I started writing this three days ago. Things were a little different then. India had lost their first match in the triangular (cricket) series against SL, the July 26 Mumbai floods were just beginning to recede and most importantly I had finally had my 2nd golf lesson. But today, when I dust this page and start typing again, I realize things are not so much the same. Well…in some ways.
How about the stone cold “wall” who anchored the Indian innings and made sure they reached shore safely? For all those Dravid detractors, here is what I have to say – “The Wall is here to stay”. I am not a big fan of Dravid’s captaincy. Even though he may be a more intelligent cricketer than Ganguly, I think Ganguly’s aggressiveness and arrogance were what that had helped India to pull their socks up in the International scene. We cannot take much pride with the fact we beat the Windies. West Indies is no longer a force to reckon with and beating them just ensures that you are not in the bottom half of ICC rankings (which India is anyway in, according to the latest list). But a win is a win. Getting back to Dravid..Dravid has the composure that you don’t normally see in Ganguly, so he is more like Tendulkar in that aspect and yet he is a little more unemotional unlike Tendulkar. That makes him a perfect fit for a manager’s (or in this case captain’s) job.
The second bout of incessant rains in Mumbai only made things worse and the public is clearly frustrated with the administration’s chaotic relief efforts which have not reached more than half of the affected population. Such tragedies normally affect the poor and I normally get choked up every time I think of the unfairness in this whole game (of life).
The airport has opened up. It was funny to watch (courtesy Zee) the Civil Aviation Minister Praful Patel, trying to portray a pretty picture and ruling out any lack of preparedness on their part in making the airport fully operational. How does it matter when the whole world now knows that all it takes is a day’s worth rain to bring the commercial capital of India to a grinding halt? Media will focus on the Mumbaikars’ spirit and their ability to spring back and highlight it as a special quality. What other choice do they have? They have their livelihoods to deal with. I have family in Mumbai and there were some tense moments last week because we were not able to get hold of them for a few days. We managed to get an update over the weekend and fortunately everyone is doing well. Hand Fans and Wet Wipes which were our gifts the last time we visited India came handy to folks who were without power last week.

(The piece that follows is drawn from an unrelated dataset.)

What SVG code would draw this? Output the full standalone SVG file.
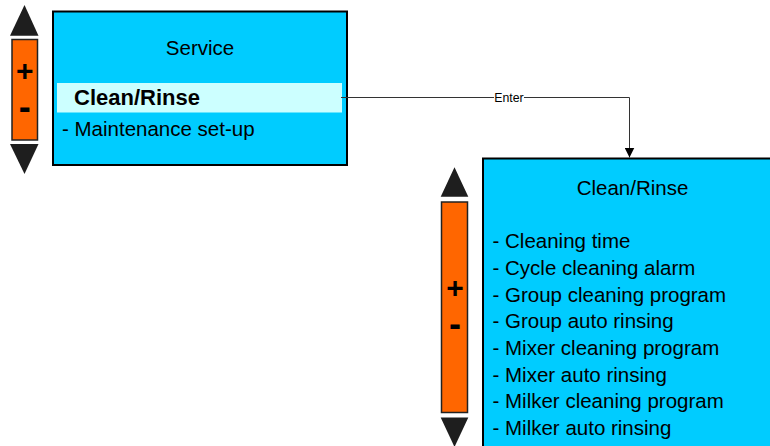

If success in Golf can be measured by the “club-ball-connect percentage”, then I had a pretty successful week in golf. I had a connect percentage of 98. Not enough to beat Vijay Singh in the Buick Open the way he did – What kind of course were they playing in..? An appallingly high scoring tournament.
Finally here is something on the event that I was looking forward to this past weekend. The “A R Rahman 3rd Dimension World Tour Kick-off”. After the July 07 bomb blasts in London, there was justifiable apprehension if the concerts would go on. To add to the organizers’ woes, the Mumbai rains ruined their 3-D equipment which eventually could not be shipped to UK. In spite of all these hurdles, I was relieved to learn that both the Wembley and the Birmingham concerts went really well. This may have been a not so auspicious a start – because of the 1 less D factor, but I do hope they get over the hang-ups and move on. The usual grumbling among some sections of the Hindi audience fills up the first paragraph in their concert reviews – that there were a lot of Tamil songs and they couldn’t understand why (6 out of some 30 odd songs – is that a lot?? Give me a break!). But on the whole, the Rahman crew provided some entertainment to the South Asian population in London which must have come in at the right time after the traumatic month they have had.